Essential Tools for the Job:
- A 4-way wood rasp (the most underrated tool in the shop)
- A heavy ball-peen hammer for driving the drift
- Boiled Linseed Oil (not raw—raw takes weeks to dry)
- Wood glue (standard Titebond II or III works great)
- A spoke shave, if you’re feeling fancy and want to thin the handle for better "whip"
How to Test Your Work
Don't just go out and swing at a tractor tire full force. Start with some light taps. Listen. A well-hung sledge should feel like a single solid object. If you feel any vibration in your trailing hand, the fit is loose. If you hear a "clack" sound, stop immediately.
Check the head after every five swings for the first hour of use. If it has moved up even a millimeter, you need to drive the wedges deeper or start over.

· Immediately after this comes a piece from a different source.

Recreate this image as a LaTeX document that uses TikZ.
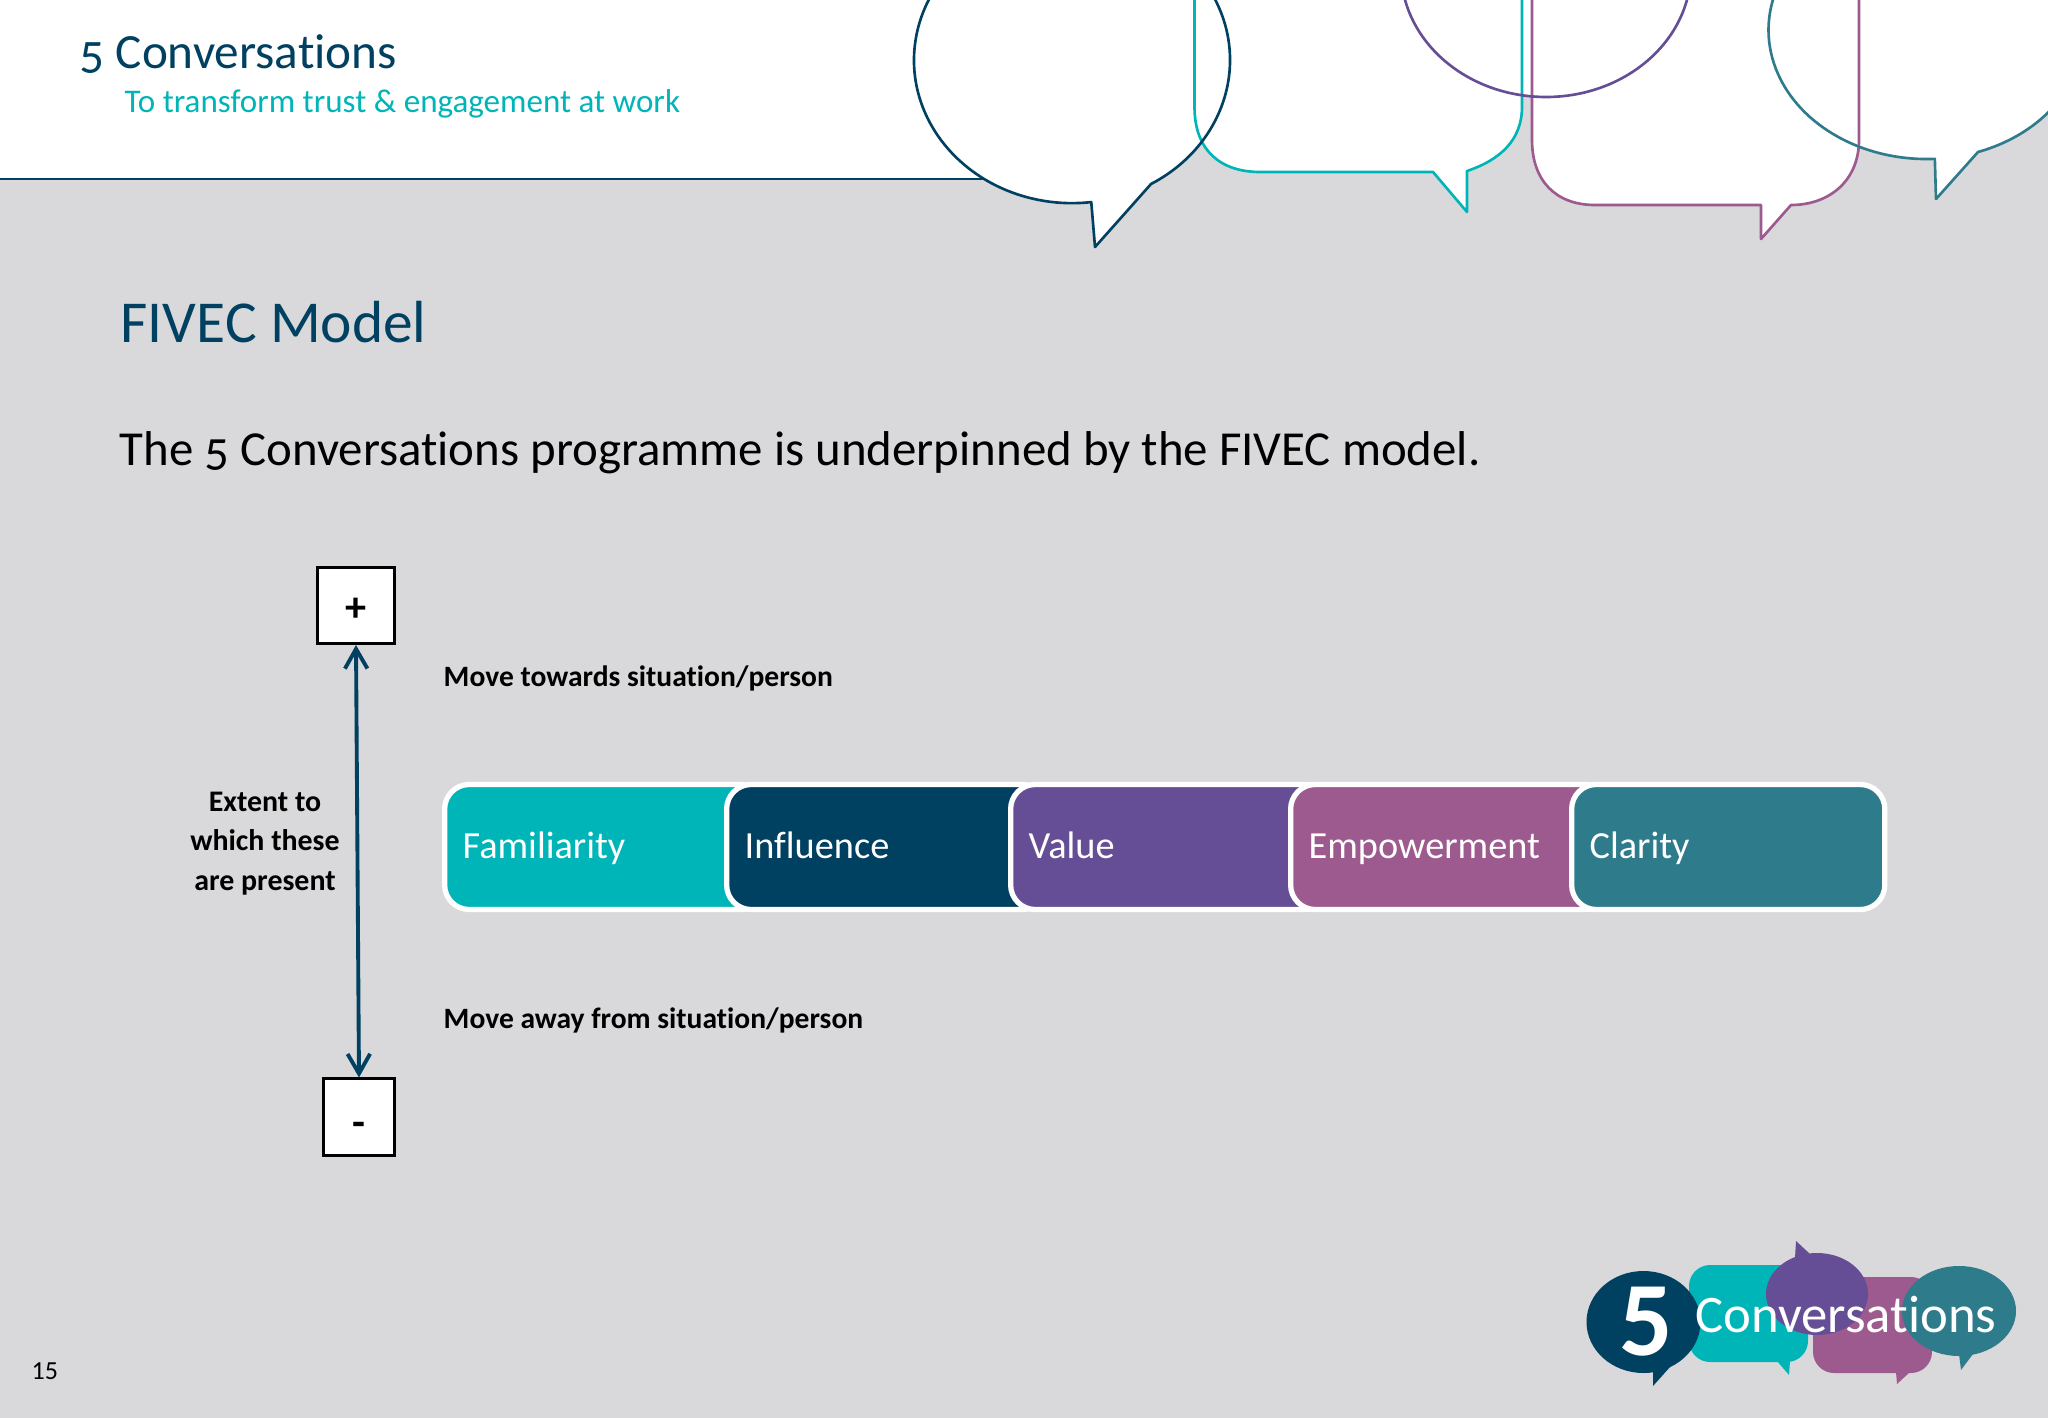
\documentclass[tikz,border=0pt]{standalone}
\usepackage{fontspec}
\setmainfont[Numbers=OldStyle,Ligatures=NoCommon]{Carlito}
\usetikzlibrary{arrows.meta, positioning}
\newcommand{\fs}[2]{\fontsize{#1}{#2}\selectfont}
\definecolor{bgrey}{HTML}{D9D8DA}
\definecolor{cnavy}{HTML}{004060}
\definecolor{cteal}{HTML}{00B5B8}
\definecolor{cpurple}{HTML}{654E96}
\definecolor{cmauve}{HTML}{9D5A8E}
\definecolor{cblue}{HTML}{2E7B8C}
\newcommand{\navypath}{(1151,184) arc[start angle=60,end angle=-277,x radius=158,y radius=143] -- (1095,247) -- cycle}
\newcommand{\tealpath}{(1194.5,-5) -- (1194.5,107) .. controls (1194.5,150) and (1220,172) .. (1260,172) -- (1433,172) -- (1467,212) -- (1467,171) .. controls (1500,160) and (1522,140) .. (1522,107) -- (1522,-5) -- cycle}
\newcommand{\mauvepath}{(1532,-5) -- (1532,140) .. controls (1532,180) and (1555,205) .. (1595,205) -- (1761,205) -- (1761,239) -- (1791,205) .. controls (1830,205) and (1859,180) .. (1859,140) -- (1859,-5) -- cycle}
\newcommand{\bluepath}{(1978,152) arc[start angle=71,end angle=-273,x radius=158,y radius=129] -- (1936,199) -- cycle}
\tikzset{
    bubble/.style={line width=0.75pt, line join=round},
    signbox/.style={draw=black, fill=white, line width=0.85pt, minimum height=0.76cm, inner sep=0pt, font=\bfseries\fs{12}{14}},
    note/.style={anchor=base west, inner sep=0pt, font=\bfseries\fs{8.4}{11}},
    segment/.style={draw=white, line width=1.5pt, rounded corners=7pt, anchor=west, minimum height=1.25cm, text=white, align=left, inner xsep=0.18cm, text height=8.6pt, text depth=2pt, font=\fs{10.9}{12}},
    logotext/.style={text=white, inner sep=0pt}
}
\begin{document}
\begin{tikzpicture}[x=0.01cm, y=-0.01cm]
    \useasboundingbox (0,0) rectangle (2048,1418);
    \clip (0,0) rectangle (2048,1418);
    \fill[bgrey] (0,0) rectangle (2048,1418);
    % header band
    \fill[white] (0,0) rectangle (1000,179);
    \draw[cnavy, line width=0.75pt] (0,179) -- (985,179);
    \fill[white] \navypath;
    \fill[white] \tealpath;
    \fill[white] \mauvepath;
    \fill[white] \bluepath;
    \fill[white] (1546,-30) ellipse[x radius=145,y radius=127];
    \draw[bubble, cteal] \tealpath;
    \draw[bubble, cmauve] \mauvepath;
    \draw[bubble, cblue] \bluepath;
    \draw[bubble, cpurple] (1546,-30) ellipse[x radius=145,y radius=127];
    \draw[bubble, cnavy] \navypath;

    \node[anchor=base west, inner sep=0pt, text=cnavy, font=\fs{14}{15}] (brand) at (79,68) {5 Conversations};
    \node[anchor=base west, inner sep=0pt, text=cteal, font=\fs{9.4}{11}] (strap) at (124,112) {To transform trust \& engagement at work};
    \node[anchor=base west, inner sep=0pt, text=cnavy, font=\fs{16.9}{18}] (title) at (120,342) {FIVEC Model};
    \node[anchor=base west, inner sep=0pt, text=black, font=\fs{13.9}{15}] (intro) at (119,465.5) {The 5 Conversations programme is underpinned by the FIVEC model.};

    % scale on the left
    \node[signbox, minimum width=0.76cm] (plus) at (356,605.5) {\smash{\raisebox{-4.5pt}{+}}};
    \node[signbox, minimum width=0.71cm] (minus) at (359,1117) {\smash{\raisebox{-5.6pt}{-}}};
    \draw[cnavy, line width=1.1pt, {Straight Barb[length=5.6pt,width=6.4pt]}-{Straight Barb[length=5.6pt,width=6.4pt]}] (plus.south) -- (minus.north);
    \node[inner sep=0pt, align=center, font=\bfseries\fs{8.5}{11.24}] (extent) at (265,843.5) {Extent to\\which these\\are present};
    \node[note] (towards) at (443,686) {Move towards situation/person};
    \node[note] (away) at (443,1028) {Move away from situation/person};

    % the five segments
    \node[segment, fill=cteal, minimum width=3.2cm, text width=2.84cm] (familiarity) at (442,847) {Familiarity};
    \node[segment, fill=cnavy, minimum width=3.2cm, text width=2.84cm] (influence) at (724,847) {Influence};
    \node[segment, fill=cpurple, minimum width=3.2cm, text width=2.84cm] (value) at (1008,847) {Value};
    \node[segment, fill=cmauve, minimum width=3.2cm, text width=2.84cm] (empower) at (1288,847) {Empowerment};
    \node[segment, fill=cblue, minimum width=3.13cm, text width=2.77cm] (clarity) at (1569,847) {Clarity};

    \node[anchor=base west, inner sep=0pt, text=black, font=\fs{7.4}{8}\addfontfeature{Numbers=Lining}] (pageno) at (31,1379) {15};

    % logo
    \fill[cteal, rounded corners=6pt] (1689,1265) rectangle (1808,1362);
    \fill[cteal] (1777,1361) -- (1789,1375) -- (1790,1361) -- cycle;
    \fill[cmauve, rounded corners=6pt] (1813,1277) rectangle (1932,1373);
    \fill[cmauve] (1896,1372) -- (1897,1384) -- (1910,1372) -- cycle;
    \fill[cpurple] (1817,1294) ellipse[x radius=51,y radius=41];
    \fill[cpurple] (1795,1258) -- (1796,1241) -- (1810,1254) -- cycle;
    \fill[cblue] (1959,1311) ellipse[x radius=57,y radius=45];
    \fill[cblue] (1959,1354) -- (1961,1370) -- (1973,1354) -- cycle;
    \fill[cnavy] (1643.5,1322) ellipse[x radius=57,y radius=51];
    \fill[cnavy] (1653,1371) -- (1653,1386) -- (1670,1367) -- cycle;
    \node[logotext, font=\bfseries\fs{30}{31}\addfontfeature{Numbers=Lining}] (logofive) at (1646,1322) {5};
    \node[logotext, font=\fs{15}{16}] (logoname) at (1846,1315) {Conversations};
\end{tikzpicture}
\end{document}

Practical Next Steps for Your Tool Bench
Go to your local hardware store—avoid the "big box" if you can, as local spots usually have better hickory stock—and hand-pick your handle. Look for the straightest grain you can find. Once you get home, take a piece of 80-grit sandpaper and strip off that thick, glossy lacquer they put on the handles at the factory. That lacquer causes blisters. Once the wood is bare, rub it down with boiled linseed oil. It’ll give you a grip that feels like it’s part of your hand.
When you're done, saw off the excess wood sticking out of the top, but leave about a quarter-inch of "proud" wood. Don't cut it perfectly flush. That little bit of extra wood acts like a rivet head, providing one last physical barrier to keep the sledge head from sliding off. Your hands, and your workshop walls, will thank you.